Questa soluzione si espone, però, a due ordini di problemi. Innanzitutto, pare soggetta a una variante della nota obiezione di John Rawls all’utilitarismo di considerare gli individui come “contenitori di utilità”; l’utilitarismo, come come ha ben mostrato Ferraro, è stato spesso evocato a sproposito in questo dibattito e ingiustamente accusato di ogni nefandezza, ma mi sembra che almeno questa critica resti in piedi, cioè che gli individui, in questa prospettiva, verrebbero trasformati in “contenitori di anni” e il valore di ciascuno sarebbe definito dal numero di anni che potenzialmente ancora avrà da vivere. Inoltre, dato che, come è noto, le aspettative di vita tra uomo e donna sono sensibilmente diverse, un approccio che puntasse a massimizzare gli anni di vita salvati dovrebbe dare sempre la precedenza alle donne; ma accetteremmo anche questa implicazione sessista – seppur, per una volta, a svantaggio degli uomini – del criterio del maggior numero di anni salvati?
Per evitare queste obiezioni si potrebbe cercare allora di fondare il criterio del “più anni di vita salvati” sull’idea che a tutti, nel limite del possibile, spetta poter vivere un certo numero di anni e, in presenza di una situazione in cui occorre fare delle scelte, va privilegiato chi ha più anni davanti a sé per raggiungere quel numero; o, per dirla altrimenti, non ci devono essere sperequazioni nel numero di anni da vivere, per cui chi ha vissuto di più deve lasciare spazio a chi sin qui ha vissuto di meno. In questo modo, però, non viene considerato l’aspetto diacronico della faccenda: se è vero che oggi chi ha cinquant’anni ha vissuto venti anni in meno rispetto a chi ne ha settanta, ma, se si dà al cinquantenne il posto letto, è altrettanto vero che tra trent’anni potrà essere quest’ultimo ad avere accumulato dieci anni di vita in più rispetto al settantenne cui il posto letto viene ora negato.

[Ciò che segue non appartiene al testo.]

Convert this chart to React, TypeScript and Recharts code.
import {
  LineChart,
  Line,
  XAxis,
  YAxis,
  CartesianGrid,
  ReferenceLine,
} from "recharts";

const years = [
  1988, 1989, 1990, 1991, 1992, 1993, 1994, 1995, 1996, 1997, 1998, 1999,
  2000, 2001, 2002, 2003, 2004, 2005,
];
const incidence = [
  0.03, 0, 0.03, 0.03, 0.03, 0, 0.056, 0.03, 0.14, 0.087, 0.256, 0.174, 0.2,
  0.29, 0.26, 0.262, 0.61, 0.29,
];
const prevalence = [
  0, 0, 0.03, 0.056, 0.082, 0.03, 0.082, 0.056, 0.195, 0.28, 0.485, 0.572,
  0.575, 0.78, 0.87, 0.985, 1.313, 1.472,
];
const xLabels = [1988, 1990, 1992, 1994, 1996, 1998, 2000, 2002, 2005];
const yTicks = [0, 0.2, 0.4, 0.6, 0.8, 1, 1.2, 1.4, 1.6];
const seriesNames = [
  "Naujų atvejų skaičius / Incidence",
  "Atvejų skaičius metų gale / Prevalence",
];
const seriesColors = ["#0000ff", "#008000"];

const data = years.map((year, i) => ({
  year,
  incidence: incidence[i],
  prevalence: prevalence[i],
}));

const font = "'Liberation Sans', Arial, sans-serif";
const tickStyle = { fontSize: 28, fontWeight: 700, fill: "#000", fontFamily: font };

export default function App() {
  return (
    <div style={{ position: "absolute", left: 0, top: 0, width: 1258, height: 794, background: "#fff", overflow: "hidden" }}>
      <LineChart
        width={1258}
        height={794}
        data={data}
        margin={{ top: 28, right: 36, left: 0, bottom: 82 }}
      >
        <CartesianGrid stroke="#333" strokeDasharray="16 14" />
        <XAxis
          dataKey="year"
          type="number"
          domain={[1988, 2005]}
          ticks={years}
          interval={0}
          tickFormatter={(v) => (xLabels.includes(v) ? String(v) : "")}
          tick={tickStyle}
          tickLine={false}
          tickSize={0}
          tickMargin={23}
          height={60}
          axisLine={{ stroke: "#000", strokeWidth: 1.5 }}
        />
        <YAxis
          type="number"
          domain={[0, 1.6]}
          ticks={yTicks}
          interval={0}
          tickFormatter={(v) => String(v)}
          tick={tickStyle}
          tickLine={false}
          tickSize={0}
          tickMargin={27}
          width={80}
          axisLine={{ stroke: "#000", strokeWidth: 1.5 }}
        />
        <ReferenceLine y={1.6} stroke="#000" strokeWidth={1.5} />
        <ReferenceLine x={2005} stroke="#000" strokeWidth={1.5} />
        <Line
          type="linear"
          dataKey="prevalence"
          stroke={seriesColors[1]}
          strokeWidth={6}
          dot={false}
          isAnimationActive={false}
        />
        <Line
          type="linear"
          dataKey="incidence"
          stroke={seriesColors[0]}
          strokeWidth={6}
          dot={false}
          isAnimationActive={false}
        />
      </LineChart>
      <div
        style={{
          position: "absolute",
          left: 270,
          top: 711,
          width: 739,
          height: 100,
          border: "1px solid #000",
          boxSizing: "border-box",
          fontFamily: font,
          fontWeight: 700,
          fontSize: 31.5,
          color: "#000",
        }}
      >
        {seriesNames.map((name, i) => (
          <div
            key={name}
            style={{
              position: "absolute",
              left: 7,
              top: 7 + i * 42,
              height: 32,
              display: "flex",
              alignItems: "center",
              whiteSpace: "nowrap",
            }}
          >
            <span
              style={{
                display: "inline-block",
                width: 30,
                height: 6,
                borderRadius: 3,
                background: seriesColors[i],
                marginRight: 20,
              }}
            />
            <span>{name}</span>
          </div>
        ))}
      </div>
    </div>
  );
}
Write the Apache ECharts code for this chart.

In breve: per risolvere una sperequazione oggi ne creiamo, almeno potenzialmente, un’altra, a parti invertite, che si manifesterà domani.
So bene, naturalmente, che questo tipo di analisi sconta un problema di astrazione: stiamo ipotizzando che ci siano due persone di età diversa, ma con le stesse chance di sopravvivenza, in concorrenza per un unico posto letto in terapia intensiva, laddove le situazioni concrete hanno dei livelli di complessità maggiori. Ma il pensiero etico astratto serve proprio a questo: a definire una cornice di ragionamento che possa fissare criteri utili a guidare le scelte nei casi concreti e a sottoporre a scrutinio critico tali criteri. Il documento Siaarti è anche un invito a questo e la speranza è che la bioetica italiana lo sappia raccogliere.